Task objective
Give every line of the data again, unchanged, but with no pictures.

Dataset extract

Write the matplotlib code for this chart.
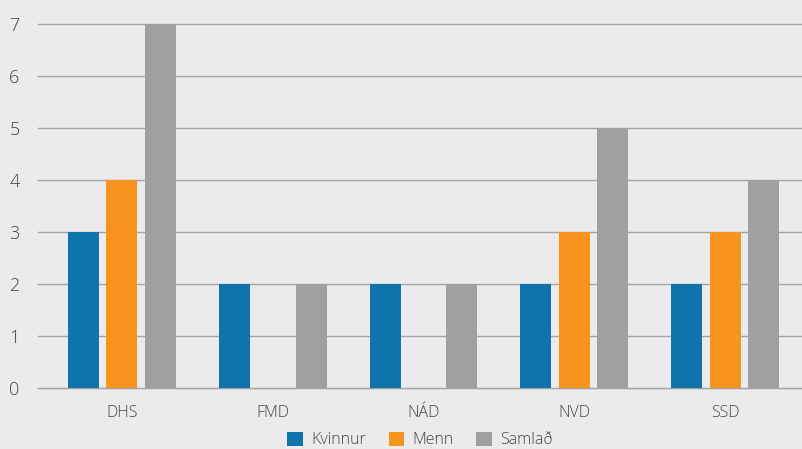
import matplotlib
matplotlib.use("Agg")
import matplotlib.pyplot as plt
import numpy as np

categories = ["DHS", "FMD", "NÁD", "NVD", "SSD"]
series_names = ["Kvinnur", "Menn", "Samlað"]
kvinnur = [3, 2, 2, 2, 2]
menn = [4, 0, 0, 3, 3]
samlad = [7, 2, 2, 5, 4]
colors = ["#0f73ae", "#f7941d", "#a0a0a3"]
yticks = [0, 1, 2, 3, 4, 5, 6, 7]

plt.rcParams['font.family'] = ['Open Sans', 'DejaVu Sans']
bg = "#ebebee"
fig = plt.figure(figsize=(8.03, 4.49), dpi=100, facecolor=bg)
ax = fig.add_axes([38/803, 1-388/449, 1-38/803, (388-24)/449])
ax.set_facecolor(bg)

x = np.arange(len(categories))
w = 31/151
off = 38.5/151
for i, (vals, name) in enumerate(zip([kvinnur, menn, samlad], series_names)):
    ax.bar(x + (i-1)*off, vals, width=w, color=colors[i], label=name, zorder=3)

ax.set_xlim(-84/151, len(categories)-1 + (803-725)/151)
ax.set_ylim(0, 7)
ax.set_yticks(yticks)
ax.set_xticks(x)
ax.set_xticklabels(categories)
ax.yaxis.grid(True, color="#a3a3a5", linewidth=1, zorder=0)
for l in ax.get_ygridlines():
    l.set_clip_on(False)
for s in ["top", "right", "left"]:
    ax.spines[s].set_visible(False)
ax.spines["bottom"].set_color("#a3a3a5")
ax.tick_params(axis="both", length=0, colors="#444444")
ax.tick_params(axis="x", pad=12)
ax.tick_params(axis="y", pad=17)
for t in ax.get_xticklabels():
    t.set_fontweight("light")
    t.set_fontsize(11.5)
for t in ax.get_yticklabels():
    t.set_fontweight("light")
    t.set_fontsize(13)
    t.set_horizontalalignment("center")
    t.set_verticalalignment("center_baseline")

leg = fig.legend(loc="center", bbox_to_anchor=(420/803, 1-440/449), ncol=3, frameon=False,
                 handlelength=1.0, handleheight=1.0, handletextpad=0.5, columnspacing=1.4,
                 prop={"size": 11.5, "weight": "light"})
for t in leg.get_texts():
    t.set_color("#444444")

fig.savefig("out.png", dpi=100, facecolor=bg)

Final result
Write the matplotlib code for this chart.
import matplotlib
matplotlib.use("Agg")
import matplotlib.pyplot as plt
import numpy as np

categories = ["DHS", "FMD", "NÁD", "NVD", "SSD"]
series_names = ["Kvinnur", "Menn", "Samlað"]
kvinnur = [3, 2, 2, 2, 2]
menn = [4, 0, 0, 3, 3]
samlad = [7, 2, 2, 5, 4]
colors = ["#0f73ae", "#f7941d", "#a0a0a3"]
yticks = [0, 1, 2, 3, 4, 5, 6, 7]

plt.rcParams['font.family'] = ['Open Sans', 'DejaVu Sans']
bg = "#ebebee"
fig = plt.figure(figsize=(8.03, 4.49), dpi=100, facecolor=bg)
ax = fig.add_axes([38/803, 1-388/449, 1-38/803, (388-24)/449])
ax.set_facecolor(bg)

x = np.arange(len(categories))
w = 31/151
off = 38.5/151
for i, (vals, name) in enumerate(zip([kvinnur, menn, samlad], series_names)):
    ax.bar(x + (i-1)*off, vals, width=w, color=colors[i], label=name, zorder=3)

ax.set_xlim(-84/151, len(categories)-1 + (803-725)/151)
ax.set_ylim(0, 7)
ax.set_yticks(yticks)
ax.set_xticks(x)
ax.set_xticklabels(categories)
ax.yaxis.grid(True, color="#a3a3a5", linewidth=1, zorder=0)
for l in ax.get_ygridlines():
    l.set_clip_on(False)
for s in ["top", "right", "left"]:
    ax.spines[s].set_visible(False)
ax.spines["bottom"].set_color("#a3a3a5")
ax.tick_params(axis="both", length=0, colors="#444444")
ax.tick_params(axis="x", pad=12)
ax.tick_params(axis="y", pad=17)
for t in ax.get_xticklabels():
    t.set_fontweight("light")
    t.set_fontsize(11.5)
for t in ax.get_yticklabels():
    t.set_fontweight("light")
    t.set_fontsize(13)
    t.set_horizontalalignment("center")
    t.set_verticalalignment("center_baseline")

leg = fig.legend(loc="center", bbox_to_anchor=(420/803, 1-440/449), ncol=3, frameon=False,
                 handlelength=1.0, handleheight=1.0, handletextpad=0.5, columnspacing=1.4,
                 prop={"size": 11.5, "weight": "light"})
for t in leg.get_texts():
    t.set_color("#444444")

fig.savefig("out.png", dpi=100, facecolor=bg)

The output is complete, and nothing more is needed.